Last season, the Warriors collective payroll exceeded $342 million — the most in NBA history. This year, they’ve surpassed $360 million. The Warriors have 12 players under contract for next season, assuming Draymond Green and Donte DiVincenzo pick up their player options. Once Jordan Poole’s $140 extension kicks in, the Warriors are staring at a projected team salary of about $215 million, which is $50 million over the NBA’s projected $162 million tax line for the 2023-24 season. Under the new tax structure, Golden State would pay roughly $300 in luxury taxes, equaling nearly a half billion dollars in total salary for next year.

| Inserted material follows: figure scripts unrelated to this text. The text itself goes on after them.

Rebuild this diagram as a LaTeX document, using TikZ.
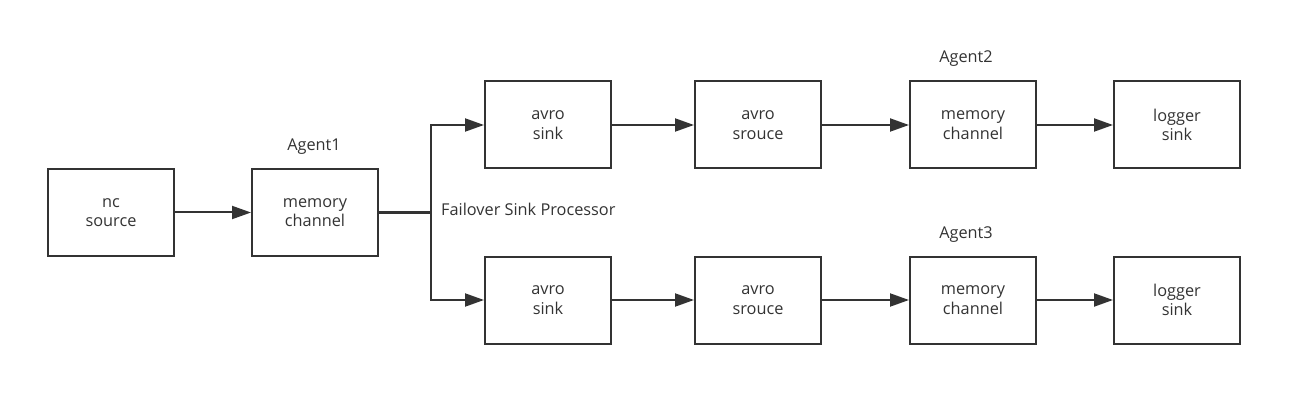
\documentclass[tikz,border=0pt]{standalone}
\usepackage{fontspec}
\setmainfont{Open Sans}
\usetikzlibrary{arrows.meta}
\definecolor{ink}{HTML}{333333}
\begin{document}
\begin{tikzpicture}[x=1pt,y=-1pt,
  box/.style={draw=ink,line width=2pt,minimum width=126pt,minimum height=87pt,inner sep=0pt,align=center,text=ink,font=\fontsize{16.3}{19.5}\selectfont},
  lbl/.style={text=ink,font=\fontsize{16.3}{19.5}\selectfont,inner sep=0pt},
  conn/.style={draw=ink,line width=2pt,-{Triangle[length=19pt,width=13pt]}}]
\useasboundingbox (0,0) rectangle (1293,414);
\node[box] (nc) at (111,212.5) {nc\\source};
\node[box] (m1) at (315,212.5) {memory\\channel};
\node[lbl] (a1) at (314,147) {Agent1};
\node[box] (as1) at (548,125) {avro\\sink};
\node[box] (ar1) at (758,125) {avro\\srouce};
\node[box] (m2) at (973,125) {memory\\channel};
\node[box] (ls1) at (1177,125) {logger\\sink};
\node[lbl] (a2) at (966,59) {Agent2};
\node[box] (as2) at (548,300) {avro\\sink};
\node[box] (ar2) at (758,300) {avro\\srouce};
\node[box] (m3) at (973,300) {memory\\channel};
\node[box] (ls2) at (1177,300) {logger\\sink};
\node[lbl] (a3) at (966,235) {Agent3};
\node[lbl,anchor=west] (fsp) at (441,209) {Failover Sink Processor};
\coordinate (j) at (431,212.5);
\draw[conn] (nc) -- (m1);
\draw[draw=ink,line width=2.6pt] (m1.east) -- (j);
\draw[conn] (j) |- (as1.west);
\draw[conn] (j) |- (as2.west);
\draw[conn] (as1) -- (ar1);
\draw[conn] (ar1) -- (m2);
\draw[conn] (m2) -- (ls1);
\draw[conn] (as2) -- (ar2);
\draw[conn] (ar2) -- (m3);
\draw[conn] (m3) -- (ls2);
\end{tikzpicture}
\end{document}
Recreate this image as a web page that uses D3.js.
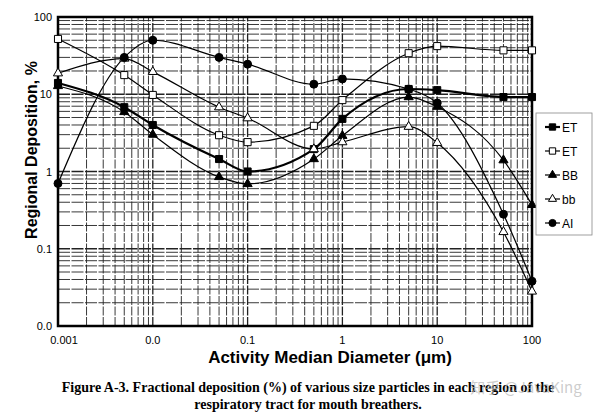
<!DOCTYPE html>
<html>
<head>
<meta charset="utf-8">
<script src="https://cdn.jsdelivr.net/npm/d3@7"></script>
<style>
  body { margin: 0; background: #fff; }
  svg { display: block; }
</style>
</head>
<body>
<script>
// particle size (activity median diameter, um)
var diam = [0.001, 0.005, 0.01, 0.05, 0.1, 0.5, 1, 5, 10, 50, 100];

// regional deposition, %
var etFilled = [14, 6.8, 4.0, 1.45, 1.0, 1.95, 4.8, 11.7, 11.3, 9.2, 9.2];
var etOpen   = [52, 17.7, 9.8, 2.95, 2.4, 3.9, 8.4, 34, 42, 37, 37];
var bbFilled = [12.8, 5.9, 3.0, 0.85, 0.69, 1.45, 2.9, 9.2, 6.9, 1.4, 0.37];
var bbOpen   = [18.7, 29, 19.5, 6.8, 4.9, 1.95, 2.4, 3.8, 2.35, 0.165, 0.028];
var ai       = [0.7, 30, 50, 30, 24.5, 13.5, 15.8, 11.7, 7.7, 0.28, 0.038];

var legendNames = ['ET', 'ET', 'BB', 'bb', 'AI'];

var xTickVals = [0.001, 0.01, 0.1, 1, 10, 100];
var xTickLabels = ['0.001', '0.0', '0.1', '1', '10', '100'];
var yTickVals = [0.01, 0.1, 1, 10, 100];
var yTickLabels = ['0.0', '0.1', '1', '10', '100'];

var w = 600,
    h = 417;

var svg = d3.select('body')
  .append('svg')
  .attr('width', w)
  .attr('height', h);

var x = d3.scaleLog()
  .domain([0.001, 100])
  .range([58, 532]);

var y = d3.scaleLog()
  .domain([0.01, 100])
  .range([326, 17]);

// log paper grid
var minorX = [], minorY = [];
[0.001, 0.01, 0.1, 1, 10].forEach(function(d) {
    for (var k = 2; k <= 9; k++) minorX.push(d * k);
});
[0.01, 0.1, 1, 10].forEach(function(d) {
    for (var k = 2; k <= 9; k++) minorY.push(d * k);
});

var grid = svg.append('g');
grid.selectAll('.vx')
  .data(minorX.concat(xTickVals))
  .enter().append('line')
  .attr('x1', function(d) { return x(d); })
  .attr('x2', function(d) { return x(d); })
  .attr('y1', y.range()[0])
  .attr('y2', y.range()[1])
  .attr('stroke', '#222')
  .attr('stroke-width', function(d) { return xTickVals.indexOf(d) >= 0 ? 1.3 : 0.9; })
  .attr('stroke-dasharray', '9,1.5');

grid.selectAll('.hy')
  .data(minorY.concat(yTickVals))
  .enter().append('line')
  .attr('y1', function(d) { return y(d); })
  .attr('y2', function(d) { return y(d); })
  .attr('x1', x.range()[0])
  .attr('x2', x.range()[1])
  .attr('stroke', '#222')
  .attr('stroke-width', function(d) { return yTickVals.indexOf(d) >= 0 ? 1.3 : 0.9; })
  .attr('stroke-dasharray', '12,1.5');

// frame
svg.append('rect')
  .attr('x', 58)
  .attr('y', 17)
  .attr('width', 474)
  .attr('height', 309)
  .attr('fill', 'none')
  .attr('stroke', '#000')
  .attr('stroke-width', 2.5);

// tick labels
svg.append('g').selectAll('text')
  .data(xTickVals)
  .enter().append('text')
  .attr('x', function(d, i) { return x(d) + (i === 0 ? 6 : 0); })
  .attr('y', 344)
  .attr('text-anchor', 'middle')
  .style('font', '11px "Liberation Sans", Arial, sans-serif')
  .text(function(d, i) { return xTickLabels[i]; });

svg.append('g').selectAll('text')
  .data(yTickVals)
  .enter().append('text')
  .attr('x', 52)
  .attr('y', function(d) { return y(d) + 4; })
  .attr('text-anchor', 'end')
  .style('font', '11px "Liberation Sans", Arial, sans-serif')
  .text(function(d, i) { return yTickLabels[i]; });

// axis titles
svg.append('text')
  .attr('x', 330)
  .attr('y', 363)
  .attr('text-anchor', 'middle')
  .style('font', 'bold 17px "Liberation Sans", Arial, sans-serif')
  .text('Activity Median Diameter (\u03bcm)');

svg.append('text')
  .attr('transform', 'translate(37,150) rotate(-90)')
  .attr('text-anchor', 'middle')
  .style('font', 'bold 16px "Liberation Sans", Arial, sans-serif')
  .text('Regional Deposition, %');

// caption
svg.append('text')
  .attr('x', 308)
  .attr('y', 392)
  .attr('text-anchor', 'middle')
  .style('font', 'bold 14px "Liberation Serif", "Times New Roman", serif')
  .text('Figure A-3.  Fractional deposition (%) of various size particles in each region of the');

svg.append('text')
  .attr('x', 308)
  .attr('y', 409)
  .attr('text-anchor', 'middle')
  .style('font', 'bold 14px "Liberation Serif", "Times New Roman", serif')
  .text('respiratory tract for mouth breathers.');

svg.append('text')
  .attr('x', 526)
  .attr('y', 393)
  .attr('text-anchor', 'middle')
  .attr('fill', '#bbb')
  .attr('fill-opacity', 0.75)
  .style('font', '15px "Noto Sans CJK SC", sans-serif')
  .text('\u77e5\u4e4e @JavaKing');

// series
var series = [
    { name: legendNames[0], values: etFilled, shape: d3.symbolSquare, fill: '#000', width: 2.2, size: 50 },
    { name: legendNames[1], values: etOpen, shape: d3.symbolSquare, fill: '#fff', width: 1.2, size: 50 },
    { name: legendNames[2], values: bbFilled, shape: d3.symbolTriangle, fill: '#000', width: 1.2, size: 36 },
    { name: legendNames[3], values: bbOpen, shape: d3.symbolTriangle, fill: '#fff', width: 1.2, size: 36 },
    { name: legendNames[4], values: ai, shape: d3.symbolCircle, fill: '#000', width: 1.2, size: 50 }
];

var line = d3.line()
  .x(function(d) { return x(d[0]); })
  .y(function(d) { return y(d[1]); })
  .curve(d3.curveMonotoneX);

var plot = svg.append('g');

series.forEach(function(s) {
    var pts = diam.map(function(d, i) { return [d, s.values[i]]; });
    plot.append('path')
      .attr('d', line(pts))
      .attr('fill', 'none')
      .attr('stroke', '#000')
      .attr('stroke-width', s.width);
});

series.forEach(function(s) {
    var pts = diam.map(function(d, i) { return [d, s.values[i]]; });
    plot.selectAll(null)
      .data(pts)
      .enter().append('path')
      .attr('transform', function(d) { return 'translate(' + x(d[0]) + ',' + y(d[1]) + ')'; })
      .attr('d', d3.symbol().type(s.shape).size(s.size))
      .attr('fill', s.fill)
      .attr('stroke', '#000')
      .attr('stroke-width', 1);
});

// legend
var lg = svg.append('g').attr('transform', 'translate(536,113)');
lg.append('rect')
  .attr('width', 56)
  .attr('height', 122)
  .attr('fill', '#fff')
  .attr('stroke', '#888')
  .attr('stroke-width', 0.8);

var item = lg.selectAll('.item')
  .data(series)
  .enter().append('g')
  .attr('transform', function(d, i) { return 'translate(0,' + (14 + i * 24) + ')'; });

item.append('line')
  .attr('x1', 9).attr('x2', 24)
  .attr('stroke', '#000')
  .attr('stroke-width', function(d) { return d.width; });

item.append('path')
  .attr('transform', 'translate(16.5,0)')
  .attr('d', function(d) { return d3.symbol().type(d.shape).size(d.size * 0.8)(); })
  .attr('fill', function(d) { return d.fill; })
  .attr('stroke', '#000');

item.append('text')
  .attr('x', 26)
  .attr('y', 4.5)
  .style('font', '12px "Liberation Sans", Arial, sans-serif')
  .text(function(d) { return d.name; });
</script>
</body>
</html>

Joe Lacob, Peter Guber, and the rest of the Warriors ownership group have been willing to spend deep into the luxury tax in the past, but that figure is borderline unfeasible. If Golden State is hell-bent on retaining Green and Klay Thompson, who is extension-eligible with one year left on his deal, it will require some sacrifice.
According to The Athletic’s Shams Charania, Golden State has already informed Klay Thompson that if he wants to remain a Warrior, he will likely have to accept a pay cut, with Golden State prioritizing the retention of its nucleus. Andrew Wiggins took a pay cut to stay with the Dubs last offseason, and Thompson doing the same could go a long way towards Golden State bringing back Green as well.
Behind the scenes, Golden State’s general manager and president of basketball operations, Bob Myers, is also up for an extension. Myers has been with the Warriors since 2011, and Joe Lacob did offer him a lucrative deal earlier in the season, but the 48-year-old Myers is taking time to assess his future in basketball.
Per Charania and Anthony Slater, a request for Klay Thompson to take a pay cut would “land softer from Myers rather than a Joe Lacob-led front office.” This is simply speculation, but if that truly were the case, keeping Myers should be right at the top of the Warriors’ to-do list.
From top to bottom, the Golden State Warriors will have some important organizational decisions to make. Stephen Curry, at age 35, has miraculously extended both his basketball prime and the Warriors’ window for another championship. He has given the Warriors organization his all, and the front office owes it to their franchise player to return the favor.